What are the advantages and disadvantages of each?

Best Answer

There are arguments for both, but most of them stem from certain user requirements "what if you need to add logic for", or "xxxx breaks encapsulation". However, nobody has really commented on the theory, and given a properly reasoned argument.

What is Hibernate/JPA actually doing when it persists an object - well, it is persisting the STATE of the object. That means storing it in a way that it can be easily reproduced.

What is encapsulation? Encapsulations means encapsulating the data (or state) with an interface that the application/client can use to access the data safely - keeping it consistent and valid.

Think of this like MS Word. MS Word maintains a model of the document in memory - the documents STATE. It presents an interface that the user can use to modify the document - a set of buttons, tools, keyboard commands etc.
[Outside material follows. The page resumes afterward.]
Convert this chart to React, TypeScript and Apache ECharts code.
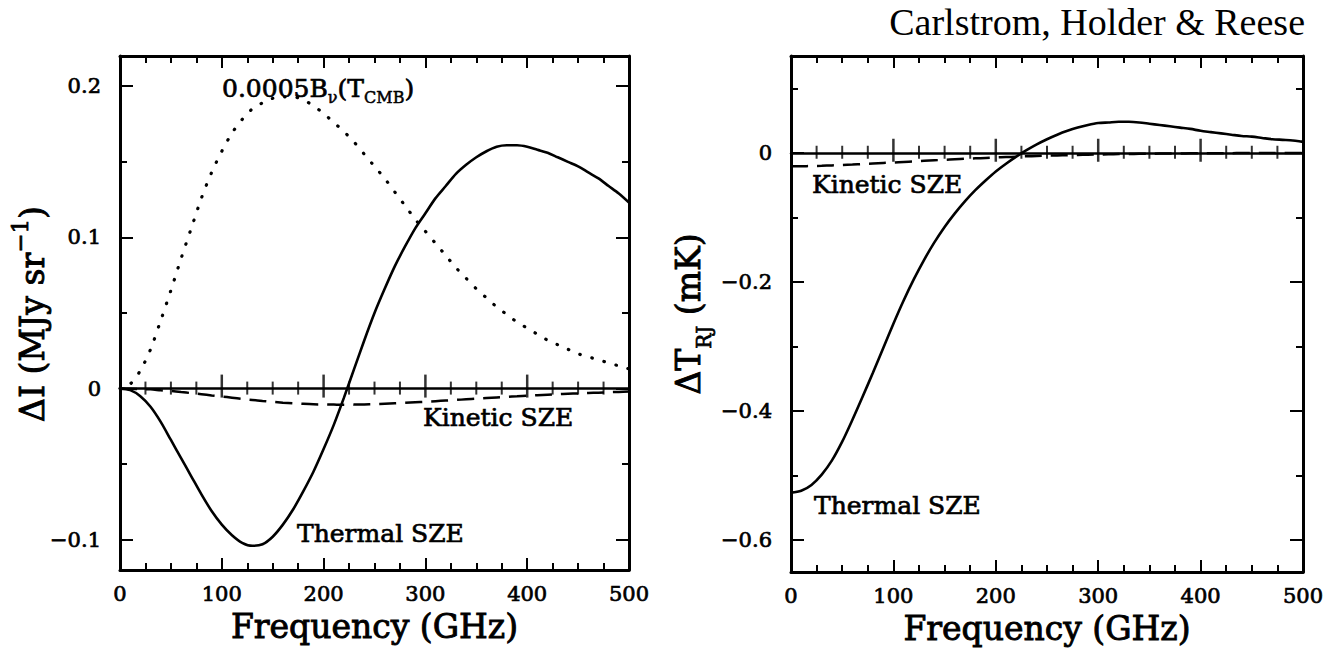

However, when you choose to persist (Save) that document, it saves the internal state, not the set of keypresses and mouse clicks used to generate it.

Saving the internal state of the object DOES NOT break encapsulation - otherwise you don't really understand what encapsulation means, and why it exists. It is just like object serialisation really.

For this reason, IN MOST CASES, it is appropriate to persist the FIELDS and not the ACCESSORS. This means that an object can be accurately recreated from the database exactly the way it was stored. It should not need any validation, because this was done on the original when it was created, and before it was stored in the database (unless, God forbid, you are storing invalid data in the DB!!!!). Likewise, there should be no need to calculate values, as they were already calculated before the object was stored. The object should look just the way it did before it was saved. In fact, by adding additional stuff into the getters/setters you are actually increasing the risk that you will recreate something that is not an exact copy of the original.

Of course, this functionality was added for a reason. There may be some valid use cases for persisting the accessors, however, they will typically be rare. An example may be that you want to avoid persisting a calculated value, though you may want to ask the question why you don't calculate it on demand in the value's getter, or lazily initialise it in the getter. Personally I cannot think of any good use case, and none of the answers here really give a "Software Engineering" answer.